For 150 immigrants from 45 countries, the U.S. is now their official home. It was an emotional ceremony inside Chicago's Museum of Science and Industry, marking the beginning of a new chapter: life as an American citizen.
For these new Americans, citizenship can mean family reunification, freedom, security and the pursuit of a better life for themselves and their children.
"You can do anything you want without 'you cannot do that. You cannot do this,' because it was like that in our country, especially for women," said Amil Bilal, a naturalized citizen from Iraq.
Now, they can vote, hold a U.S. passport and sponsor other family members for U.S. residency.
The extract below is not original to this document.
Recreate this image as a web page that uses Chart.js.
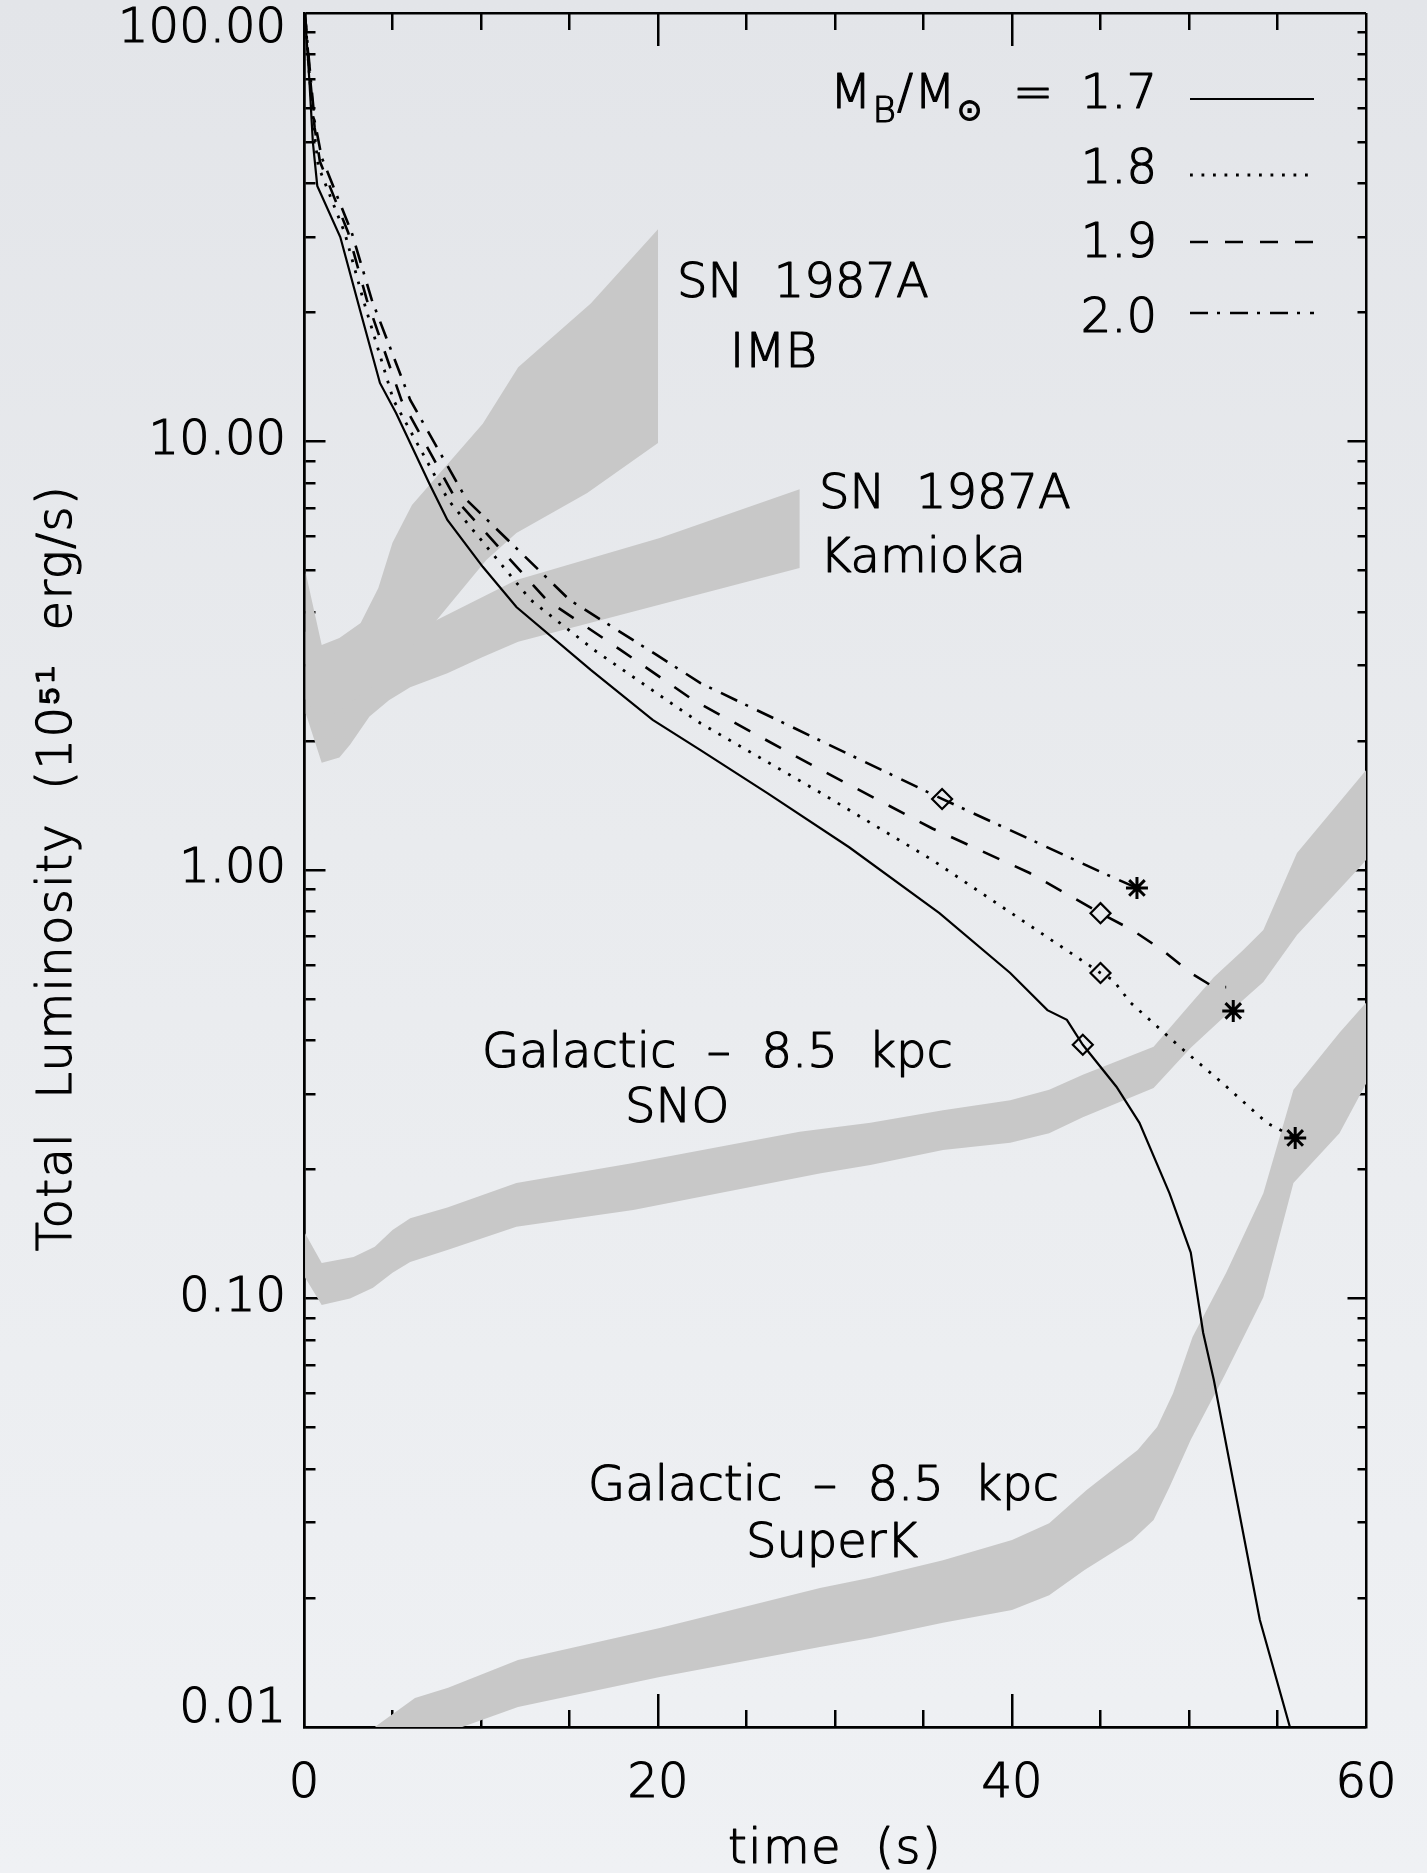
<!DOCTYPE html>
<html>
<head>
<meta charset="utf-8">
<title>Total luminosity vs time</title>
<script src="https://cdn.jsdelivr.net/npm/chart.js@4.4.1/dist/chart.umd.min.js"></script>
<style>
  html, body { margin: 0; padding: 0; }
  body {
    width: 1427px; height: 1873px; overflow: hidden;
    background: linear-gradient(180deg, #e3e5e9 0%, #e9ebee 45%, #eff1f4 100%);
  }
  canvas { display: block; }
</style>
</head>
<body>
<canvas id="lumChart" width="1427" height="1873"></canvas>
<script>
// cooling curves: time (s) and total luminosity (1e51 erg/s) for each baryon mass
const massLabels = ['1.7', '1.8', '1.9', '2.0'];

const t17 = [0.05, 0.3, 0.5, 0.75, 2.05, 3.16, 4.29, 5.2, 7.1, 8.1, 10.1, 12.0, 16.2, 19.7, 22.4, 26.2, 30.8, 35.9, 39.9, 42.0, 43.1, 44.0, 45.9, 47.2, 48.9, 50.1, 50.8, 51.4, 54.0, 55.7];
const lum17 = [100, 70, 50, 39.5, 30.0, 20.3, 13.7, 11.65, 7.95, 6.56, 5.10, 4.11, 2.93, 2.24, 1.905, 1.51, 1.13, 0.793, 0.575, 0.471, 0.447, 0.391, 0.312, 0.257, 0.176, 0.128, 0.0832, 0.0646, 0.0178, 0.0100];

const t18 = [0.05, 0.3, 0.6, 0.8, 2.3, 3.35, 5.05, 8.15, 12.8, 16.4, 20.5, 22.4, 29.0, 35.5, 40.8, 45.0, 45.7, 46.7, 47.6, 49.5, 51.9, 54.4, 56.0];
const lum18 = [100, 72, 52, 44, 30.7, 21.4, 12.5, 7.30, 4.27, 3.26, 2.49, 2.20, 1.53, 1.055, 0.752, 0.575, 0.554, 0.490, 0.454, 0.386, 0.318, 0.257, 0.237];

const t19 = [0.05, 0.3, 0.6, 0.9, 2.5, 3.55, 5.5, 8.6, 13.7, 17.9, 22.0, 29.0, 35.5, 41.0, 45.0, 46.8, 48.5, 50.1, 51.4, 52.1];
const lum19 = [100, 74, 54, 45, 30.7, 21.4, 12.5, 7.30, 4.27, 3.26, 2.49, 1.73, 1.25, 0.984, 0.793, 0.724, 0.650, 0.575, 0.533, 0.533];

const t20 = [0.05, 0.3, 0.6, 1.0, 2.7, 3.83, 6.0, 9.2, 15.0, 19.9, 22.4, 29.0, 36.05, 41.2, 45.0, 47.06];
const lum20 = [100, 76, 56, 46, 30.7, 21.4, 12.5, 7.30, 4.27, 3.18, 2.73, 2.02, 1.465, 1.17, 0.99, 0.908];

// open diamonds and asterisks sitting on the curves
const diamondT = [44.0, 45.0, 45.0, 36.05];
const diamondLum = [0.391, 0.575, 0.793, 1.465];
const starT = [56.0, 52.5, 47.06];
const starLum = [0.237, 0.469, 0.908];

// detector bands as closed outlines: upper edge left to right, then lower edge back
const imbT = [0.1, 1.0, 2.0, 3.2, 4.2, 5.0, 6.1, 10.1, 12.1, 16.2, 20.0, 20.0, 16.0, 12.0, 10.3, 7.5, 4.0, 1.0, 0.1, 0.1];
const imbLum = [4.93, 3.35, 3.48, 3.77, 4.55, 5.80, 7.11, 11.0, 14.9, 21.0, 31.3, 9.92, 7.58, 6.12, 5.29, 3.83, 2.7, 2.2, 2.5, 4.93];

const kamT = [0.1, 1.0, 4.0, 7.5, 12.0, 20.1, 28.0, 28.0, 12.1, 10.1, 8.1, 6.0, 4.8, 3.7, 2.6, 2.0, 1.0, 0.1, 0.1];
const kamLum = [3.6, 3.0, 3.2, 3.83, 4.75, 5.95, 7.74, 5.07, 3.41, 3.14, 2.88, 2.67, 2.49, 2.28, 1.96, 1.83, 1.78, 2.32, 3.6];

const snoT = [0.06, 1.0, 2.8, 4.0, 5.0, 6.0, 8.1, 12.0, 18.6, 28.0, 32.0, 36.1, 39.9, 42.1, 44.0, 48.0, 49.9, 51.4, 53.05, 54.2, 56.1, 60,
  60, 59.66, 56.1, 54.2, 52.1, 50.1, 48.0, 44.0, 42.1, 39.9, 36.1, 32.0, 29.2, 18.6, 12.0, 8.1, 6.0, 5.0, 3.9, 2.6, 1.0, 0.06, 0.06];
const snoLum = [0.142, 0.121, 0.125, 0.132, 0.1445, 0.154, 0.163, 0.186, 0.207, 0.245, 0.257, 0.275, 0.290, 0.307, 0.333, 0.387, 0.477, 0.562, 0.650, 0.724, 1.096, 1.71,
  1.055, 1.016, 0.705, 0.548, 0.459, 0.385, 0.310, 0.265, 0.243, 0.231, 0.222, 0.205, 0.196, 0.161, 0.147, 0.1297, 0.1217, 0.1148, 0.106, 0.100, 0.0966, 0.112, 0.142];

const superkT = [4.0, 6.27, 8.14, 12.09, 20.1, 29.15, 32.0, 36.1, 40.0, 42.1, 44.2, 47.1, 48.2, 49.1, 50.2, 52.1, 54.2, 55.9, 58.5, 60,
  60, 58.5, 55.9, 54.2, 52.0, 50.1, 48.9, 48.0, 46.8, 44.1, 42.1, 40.0, 36.1, 32.0, 29.15, 20.1, 12.09, 8.14, 4.0];
const superkLum = [0.0100, 0.01169, 0.01234, 0.01433, 0.01702, 0.0211, 0.0223, 0.0245, 0.0273, 0.0299, 0.0357, 0.0443, 0.0501, 0.0601, 0.0813, 0.1148, 0.176, 0.307, 0.417, 0.49,
  0.317, 0.243, 0.186, 0.1007, 0.066, 0.0468, 0.0363, 0.0304, 0.0273, 0.02325, 0.0203, 0.01876, 0.0175, 0.01613, 0.01537, 0.01309, 0.01114, 0.00973, 0.0100];

// band captions, anchored at their left end on the text baseline
const noteText = ['SN  1987A', 'IMB', 'SN  1987A', 'Kamioka', 'Galactic  \u2013  8.5  kpc', 'SNO', 'Galactic  \u2013  8.5  kpc', 'SuperK'];
const noteT = [21.07, 24.07, 29.1, 29.15, 10.06, 18.14, 16.05, 24.97];
const noteLum = [21.7, 14.9, 7.0, 4.96, 0.347, 0.258, 0.0339, 0.0249];

// axis ticks and titles
const timeTicks = [0, 5, 10, 15, 20, 25, 30, 35, 40, 45, 50, 55, 60];
const lumTicks = [];
[0.01, 0.1, 1, 10].forEach(d => { for (let k = 1; k < 10; k++) lumTicks.push(+(d * k).toPrecision(3)); });
lumTicks.push(100);
const lumLabels = { 0.01: ['0.01', ''], 0.1: '0.10', 1: '1.00', 10: '10.00', 100: ['', '100.00'] };
const xTitle = 'time  (s)';
const yTitle = 'Total  Luminosity  (10\u2075\u00b9  erg/s)';

const FONT = '"DejaVu Sans", "Liberation Sans", sans-serif';
const WEIGHT = 300;
const SIZE = 48;
const STROKE = 1.2;
const INK = '#000';
const BAND = '#c8c8c8';

const pts = (ts, ls) => ts.map((t, i) => ({ x: t, y: ls[i] }));
const isMajorTime = v => v % 20 === 0;
const isDecade = v => Math.abs(Math.log10(v) - Math.round(Math.log10(v))) < 1e-6;

function band(ts, ls) {
  return {
    data: pts(ts, ls), showLine: true, fill: 'shape', backgroundColor: BAND,
    borderColor: 'rgba(0,0,0,0)', borderWidth: 1, pointRadius: 0, order: 3
  };
}

function curve(mass, ts, ls, width, dash) {
  return {
    massLabel: mass, data: pts(ts, ls), showLine: true, fill: false,
    borderColor: INK, borderWidth: width, borderDash: dash, borderCapStyle: 'butt',
    pointRadius: 0, order: 2
  };
}

function markers(ts, ls, style, radius, width) {
  return {
    data: pts(ts, ls), showLine: false, pointStyle: style, pointRadius: radius,
    pointBorderWidth: width, pointBorderColor: INK, pointBackgroundColor: 'rgba(0,0,0,0)', order: 1
  };
}

// Grid lines run across the whole plot; the dash pattern keeps only a short
// stub at each end, so every tick shows up on both opposite sides, pointing inward.
// The lines at the axis ends stay solid and close the frame.
function tickDash(horizontal, majorLen, minorLen, isMajor) {
  return c => {
    if (!c.tick) return [];
    const area = c.chart.chartArea;
    const span = horizontal ? area.bottom - area.top : area.right - area.left;
    const scale = c.scale;
    const v = c.tick.value;
    if (v <= scale.min + 1e-9 || v >= scale.max - 1e-9) return [];
    const len = isMajor(v) ? majorLen : minorLen;
    return [len, span - 2 * len, len, 4000];
  };
}

// light face with a thin outline, for the slightly heavier strokes of the lettering
function inkText(ctx, s, x, y) {
  ctx.fillText(s, x, y);
  ctx.strokeText(s, x, y);
}

function setInk(ctx, size) {
  ctx.font = `${WEIGHT} ${size}px ${FONT}`;
  ctx.fillStyle = INK;
  ctx.strokeStyle = INK;
  ctx.lineWidth = STROKE;
  ctx.lineJoin = 'round';
}

const tickFont = { family: FONT, size: SIZE, weight: WEIGHT };

const captionsPlugin = {
  id: 'captions',
  afterDatasetsDraw(chart) {
    const { ctx, scales: { x, y } } = chart;
    ctx.save();
    setInk(ctx, SIZE);
    ctx.textAlign = 'left';
    ctx.textBaseline = 'alphabetic';
    noteText.forEach((s, i) => inkText(ctx, s, x.getPixelForValue(noteT[i]), y.getPixelForValue(noteLum[i])));
    ctx.restore();
  }
};

const axisTitlesPlugin = {
  id: 'axisTitles',
  afterDraw(chart) {
    const { ctx, chartArea } = chart;
    ctx.save();
    setInk(ctx, SIZE);
    ctx.letterSpacing = '1.4px';
    ctx.textAlign = 'center';
    ctx.textBaseline = 'alphabetic';
    inkText(ctx, xTitle, (chartArea.left + chartArea.right) / 2, chartArea.bottom + 136);
    ctx.translate(chartArea.left - 233, (chartArea.top + chartArea.bottom) / 2 - 2);
    ctx.rotate(-Math.PI / 2);
    inkText(ctx, yTitle, 0, 0);
    ctx.restore();
  }
};

const massLegendPlugin = {
  id: 'massLegend',
  afterDraw(chart) {
    const { ctx, chartArea } = chart;
    const curves = chart.data.datasets.filter(d => d.massLabel);
    const numRight = chartArea.right - 209;
    const lineLeft = chartArea.right - 176;
    const lineRight = chartArea.right - 52;
    const baselines = [95, 170, 244, 319];
    const lineYs = [86, 162, 229, 300];
    ctx.save();
    ctx.textBaseline = 'alphabetic';
    curves.forEach((ds, i) => {
      setInk(ctx, SIZE);
      ctx.textAlign = 'right';
      inkText(ctx, ds.massLabel, numRight, chartArea.top + baselines[i]);
      const ly = chartArea.top + lineYs[i];
      ctx.lineWidth = ds.borderWidth;
      ctx.lineCap = 'butt';
      ctx.setLineDash(ds.borderDash || []);
      ctx.beginPath();
      ctx.moveTo(lineLeft, ly);
      ctx.lineTo(lineRight, ly);
      ctx.stroke();
      ctx.setLineDash([]);
    });
    // "M_B/M_sun =" ahead of the first entry
    const by = chartArea.top + baselines[0];
    let cx = chartArea.right - 536;
    ctx.textAlign = 'left';
    [['M', SIZE, 0], ['B', 36, 14], ['/', SIZE, 0], ['M', SIZE, 0], ['\u2299', 30, 12]].forEach(([s, size, drop]) => {
      setInk(ctx, size);
      inkText(ctx, s, cx, by + drop);
      cx += ctx.measureText(s).width + 1;
    });
    setInk(ctx, SIZE);
    ctx.textAlign = 'center';
    inkText(ctx, '=', chartArea.right - 333, by);
    ctx.restore();
  }
};

new Chart(document.getElementById('lumChart'), {
  type: 'scatter',
  data: {
    datasets: [
      curve(massLabels[0], t17, lum17, 2.2, []),
      curve(massLabels[1], t18, lum18, 2.8, [2.8, 8.7]),
      curve(massLabels[2], t19, lum19, 2.6, [18, 17]),
      curve(massLabels[3], t20, lum20, 2.6, [18, 9, 3, 10]),
      markers(diamondT, diamondLum, 'rectRot', 10, 2.2),
      markers(starT, starLum, 'star', 11, 3),
      band(imbT, imbLum),
      band(kamT, kamLum),
      band(snoT, snoLum),
      band(superkT, superkLum)
    ]
  },
  options: {
    responsive: false,
    animation: false,
    events: [],
    layout: { autoPadding: false, padding: { top: 13, right: 61, bottom: 0, left: 0 } },
    plugins: { legend: { display: false }, tooltip: { enabled: false } },
    scales: {
      x: {
        type: 'linear', position: 'bottom', min: 0, max: 60,
        afterBuildTicks: s => { s.ticks = timeTicks.map(v => ({ value: v })); },
        afterFit: s => { s.height = 146; s.paddingLeft = 0; s.paddingRight = 0; },
        border: { display: true, color: INK, width: 2.5, dash: tickDash(true, 33, 17, isMajorTime) },
        grid: { display: true, drawOnChartArea: true, drawTicks: false, color: INK, lineWidth: 2.5 },
        ticks: {
          autoSkip: false, maxRotation: 0, padding: 29, color: INK, font: tickFont,
          textStrokeColor: INK, textStrokeWidth: STROKE,
          callback: v => (isMajorTime(v) ? String(v) : '')
        },
        title: { display: false }
      },
      y: {
        type: 'logarithmic', position: 'left', min: 0.01, max: 100,
        afterBuildTicks: s => { s.ticks = lumTicks.map(v => ({ value: v })); },
        afterFit: s => { s.width = 304; s.paddingTop = 0; s.paddingBottom = 0; },
        border: { display: true, color: INK, width: 2.5, dash: tickDash(false, 20, 10, isDecade) },
        grid: { display: true, drawOnChartArea: true, drawTicks: false, color: INK, lineWidth: 2.5 },
        ticks: {
          autoSkip: false, padding: 18, color: INK,
          font: { family: FONT, size: SIZE, weight: WEIGHT, lineHeight: '34px' },
          textStrokeColor: INK, textStrokeWidth: STROKE,
          callback: v => (isDecade(v) ? lumLabels[+v.toPrecision(1)] : '')
        },
        title: { display: false }
      }
    }
  },
  plugins: [captionsPlugin, axisTitlesPlugin, massLegendPlugin]
});
</script>
</body>
</html>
At museums, national parks, sports arenas and courtrooms across the country, naturalization ceremonies are making a major comeback after pandemic delays. Nearly a million immigrants became U.S. citizens last year — a 15-year high according to the Pew Research Center.
Available government data for 2023 shows naturalizations remain historically high.
Experts attribute the naturalization surge to Biden administration efforts to streamline the process — and to immigrants realizing, under the Trump presidency, that only citizenship fully shields them from deportation.
"I actually applied in 2020. Because of the pandemic, of COVID-19, we was waiting until now," said Bilal.
For Bilal and others, the path to citizenship is still relatively long and costly, with application fees adding up to $725.
After being a permanent resident for at least five years or three if married to a U.S. citizen — immigrants are eligible to apply for citizenship.
They must provide a slew of supporting documents and pass background checks and English and civics tests.
But in the end, what could be a better gift than becoming a citizen just in time for the holidays?